Since its conception, the Internet has experienced tremendous growth, ever increasing traffic and new applications, including voice and video, while still retaining its original architecture drafted almost 40 years ago. The main guiding principle for the design of the Internet was the end-to-end principle.
A number of challenges for the end-to-end Principle exist namely: operation in an untrustworthy Internet, more demanding applications, the rise of third party involvement, ISP service differentiation, and less sophisticated users.
Moreover, one of the most notable issues in the current Internet is the imbalance of powers in favor of the sender of information, who is overly trusted. The network accepts anything that the sender wants to send and will make a best effort to deliver it to the receiver. This has led to increasing problems with unsolicited traffic (e.g. spam e-mail) and distributed denial of service (DDoS) attacks.
The publish/subscribe (pub/sub) paradigm has been proposed as a remedy to the problems facing the current Internet. In pub/sub networking, senders “publish” what they want to send and receivers “subscribe” to the publications that they want to receive. In principle, no one receives any material to which they have not explicitly expressed an interest by way of subscription.
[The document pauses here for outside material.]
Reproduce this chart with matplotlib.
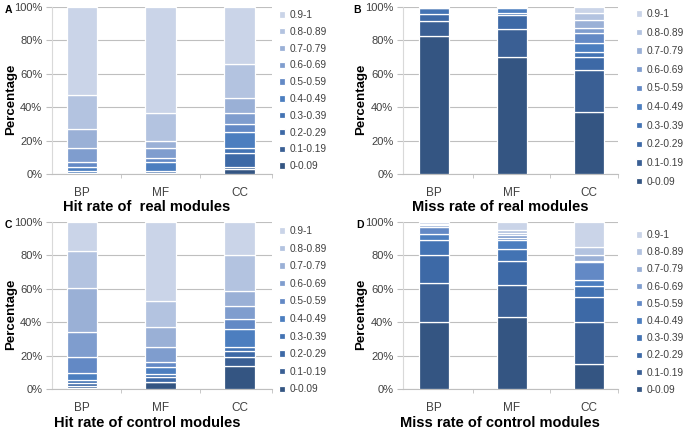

One can observe that many widely used Internet applications already are essentially publish/subscribe in nature. For example, distribution of software updates is currently performed in a poll/unicast fashion that is clearly non-optimal. Instead, subscribing to the updates that are needed and distributing them via multicast, caching etc. would be much easier and more efficient from the point of view of network resource usage. The PSIRP project will redesign the entire Internet architecture from the pub/sub point of view, taking nothing (not even IP) for granted. PSIRP’s work will focus on the intersection of security, routing, wireless access, architecture design, and network economics, in order to design and develop efficient and effective solutions. In such a new Internet, multicast and caching will replace unicast and cache-free data fetching operations, while security and mobility will be embodied directly into the foundation of the architecture rather than added as after-thoughts. The new pub/sub-based internetworking architecture aims to restore the balance of network economics incentives between the sender and the receiver and is well suited to meet the challenges of future information-centric applications and use modes. To our knowledge, this type of application of pub/sub communication models has not been tried before.
We should all aspire to change the routing and forwarding fabric of the global inter-network so as to operate entirely based on the notion of information (associated with a notion of labels to support fabric operation) and its surrounding concerns, explicitly defining the scope of the information and directly addressing information (via rendezvous identifiers) as opposed to addressing physical network endpoints. The envisioned operation on information is in sharp contrast to the current endpoint-centric networking model. The current end-to-end model of IP networking requires that both the relevant data and explicitly-addressed network locations be known in order to transparently stream information between two endpoints.
The PSIRP conceptual architecture is based on a modular and extensible core, called the PSIRP component wheel. The architecture does not have the traditional stack or layering of telecommunications systems, but rather components that may be decoupled in space, time, and context.
The novelty of the PSIRP proposal is to use publish/subscribe style interaction throughout the conceptual architecture, and thus support a layer-less and modular protocol organization. This organization is primarily achieved through the efficient structuring of information identifiers and their interactions amongst network elements, offering ample flexibility for future expansion.
The illustration below presents an outline of the conceptual architecture with the PSIRP component wheel in the middle. Above the wheel, we have APIs that facilitate accessibility to and implementation of different networking features that are available in the system. The figure illustrates the typical components needed in the wheel for inter-domain operation: forwarding, routing, rendezvous, and caching.
The global network of information can be viewed as an acyclic graph of related pieces of data, each identified and scoped by some identifiers. In the PSIRP architecture, identifiers define the relationships between the pieces of information in our system on the different levels, such as the application or networking level.